Source data:
▬▬▬▬▬▬▬▬▬▬
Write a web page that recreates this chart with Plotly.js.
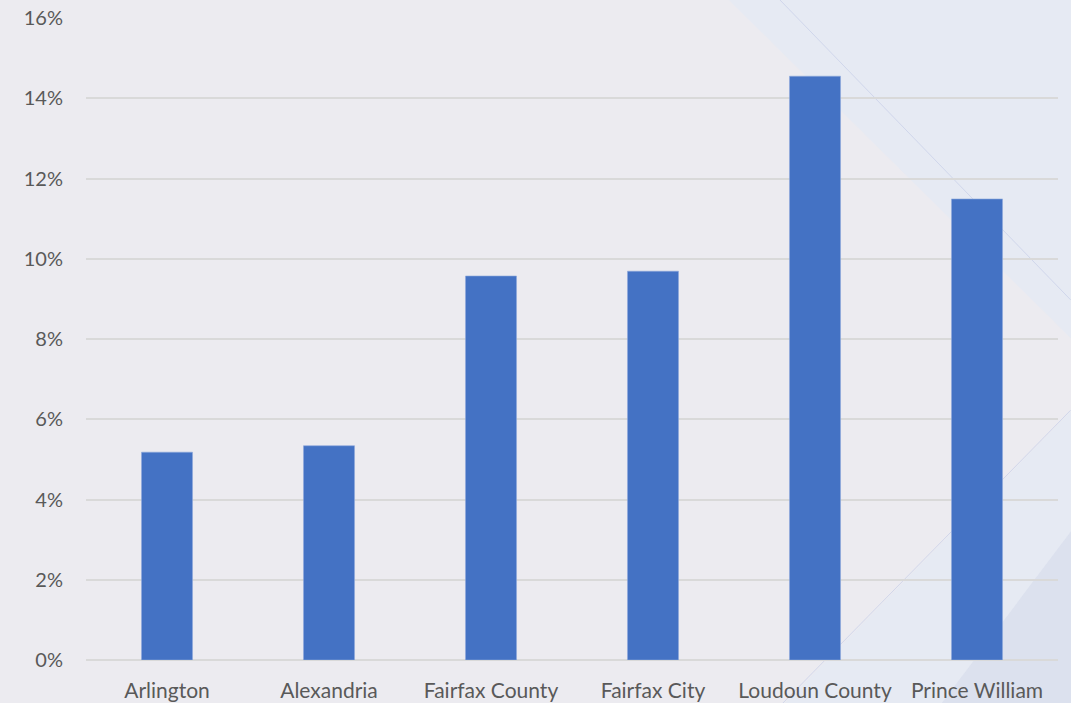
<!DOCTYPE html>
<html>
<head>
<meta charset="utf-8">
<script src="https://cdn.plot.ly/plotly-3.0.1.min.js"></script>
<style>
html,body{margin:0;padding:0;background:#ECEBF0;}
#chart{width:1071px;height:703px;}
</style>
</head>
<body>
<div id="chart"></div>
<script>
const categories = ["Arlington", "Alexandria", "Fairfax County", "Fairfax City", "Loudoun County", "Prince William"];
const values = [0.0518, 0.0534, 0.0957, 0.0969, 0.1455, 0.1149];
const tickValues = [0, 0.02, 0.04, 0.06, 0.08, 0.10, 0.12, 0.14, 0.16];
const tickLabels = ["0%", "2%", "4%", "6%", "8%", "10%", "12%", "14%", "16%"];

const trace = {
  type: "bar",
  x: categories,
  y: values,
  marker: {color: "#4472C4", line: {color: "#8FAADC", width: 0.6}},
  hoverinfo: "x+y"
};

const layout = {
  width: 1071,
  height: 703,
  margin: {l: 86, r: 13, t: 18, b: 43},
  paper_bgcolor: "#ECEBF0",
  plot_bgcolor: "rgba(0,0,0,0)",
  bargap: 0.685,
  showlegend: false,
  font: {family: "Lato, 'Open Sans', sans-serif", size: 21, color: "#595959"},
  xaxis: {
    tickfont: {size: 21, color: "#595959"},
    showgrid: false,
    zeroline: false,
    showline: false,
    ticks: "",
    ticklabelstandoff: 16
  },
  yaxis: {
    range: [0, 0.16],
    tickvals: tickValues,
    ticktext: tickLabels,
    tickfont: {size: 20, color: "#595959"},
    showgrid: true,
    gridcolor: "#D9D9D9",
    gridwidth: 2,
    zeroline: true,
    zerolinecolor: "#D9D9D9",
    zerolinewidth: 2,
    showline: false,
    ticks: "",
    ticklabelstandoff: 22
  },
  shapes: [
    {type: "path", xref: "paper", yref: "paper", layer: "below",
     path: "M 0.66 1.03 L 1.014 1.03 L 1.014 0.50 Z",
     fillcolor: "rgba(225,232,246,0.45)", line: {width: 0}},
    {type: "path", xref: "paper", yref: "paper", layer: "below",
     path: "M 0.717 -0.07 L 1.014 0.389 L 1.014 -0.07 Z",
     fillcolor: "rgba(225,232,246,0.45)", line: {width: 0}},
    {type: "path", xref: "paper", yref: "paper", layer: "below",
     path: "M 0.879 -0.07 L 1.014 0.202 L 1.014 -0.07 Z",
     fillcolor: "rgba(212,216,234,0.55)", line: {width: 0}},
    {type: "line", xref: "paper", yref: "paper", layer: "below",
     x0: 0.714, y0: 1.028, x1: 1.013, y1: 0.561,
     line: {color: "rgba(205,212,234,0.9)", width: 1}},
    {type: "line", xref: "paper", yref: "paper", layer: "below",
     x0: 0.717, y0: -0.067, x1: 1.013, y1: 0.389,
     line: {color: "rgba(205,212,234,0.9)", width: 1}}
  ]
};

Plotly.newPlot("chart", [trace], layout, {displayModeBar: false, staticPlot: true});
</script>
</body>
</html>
▬▬▬▬▬▬▬▬▬▬
Task to complete:
List the lines that contain the word "chart".

Answer to this exercise:
Write a web page that recreates this chart with Plotly.js.
#chart{width:1071px;height:703px;}
<div id="chart"></div>
Plotly.newPlot("chart", [trace], layout, {displayModeBar: false, staticPlot: true});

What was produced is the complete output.